Harvey’s Halo consists of 17 beams of multi-colored light projecting upward, illuminating the sky with rainbow formations. The exhibition will be lit up until Nov. 11, and again, on Nov. 17 and 18.

The installation is an overt dedication to Milk, but its ties to Gilbert Baker, the gay artist who envisioned the original rainbow flag, did not go unstated. District Supervisor Jeff Sheehy, the sole queer person to currently serve on the Board of Supervisors, recounted event attendees of his efforts with Baker in 1987 to convince then-Mayor Jerry Brown to erect the flag in Harvey Milk Plaza.

Fittingly, the evening also commemorated the 20th anniversary of Baker’s flag being raised on the Harvey Milk Plaza. Baker passed away earlier this year.

Harvey’s Halo was not envisioned as a permanent installation, but Davis says he’s weighing the possibility of it once Illuminate can measure Halo’s impact on its natural surroundings. After all, the organization’s grand flagship in San Francisco — Leo Villareal’s Bay Bridge light sculpture The Bay Lights — was approved for permanent installation and gifted to the state of California in 2016 after a two-year trial period.

“If it ever becomes a permanent work, I could see it lit up in moments when San Francisco does come together and reflect on the values that the rest of the world looks to us for,” says Davis.

The second installation, Hope Will Not Be Silent, was envisioned as a permanent fixture, with Milk’s famous saying adorned on the facade of the SoulCycle building in stark white neon.

Davis noted that both projects, from their conception to the unveiling ceremony, took about three months.

A crowdfunding campaign was established in September to raise $60,000 for the two pieces to be installed. Illuminate handily met the $60,000 goal with a principal $15,000 sponsorship from Salesforce, announced only days before the unveiling of the Milk light exhibitions. Other organizations, like Levi’s, the Giants and the 49ers, chipped in alongside donations from nonprofits and the general public to reach the funding goal.

The light installation wasn’t the only new technology debuting in the Castro. Dr. Betty Sullivan, publisher the long-running LGBT publication San Francisco Bay Times, launched the Castro Street Cam — a 24/7 livestream of the Castro’s 400 block. She devised the project nearly 10 years ago as a means for LGBTQ+ individuals like herself to find virtual camaraderie where a local equivalent may not exist.

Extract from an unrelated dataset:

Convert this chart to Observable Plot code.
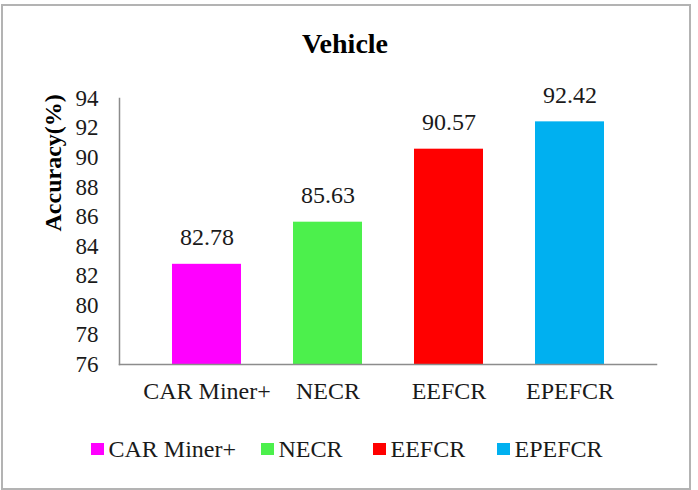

Taking cues from the live recording of the Pete’s Pond watering hole in Botswana and the webcams installed on Times Square — both of which have accumulated millions of views since their inception — she imagines the camera to not only unify but to celebrate the historic neighborhood.

“We should use technology in all the ways we can,” Sullivan said. “Humans need connection and support, and it’s been a goal of my life to help people find each other.”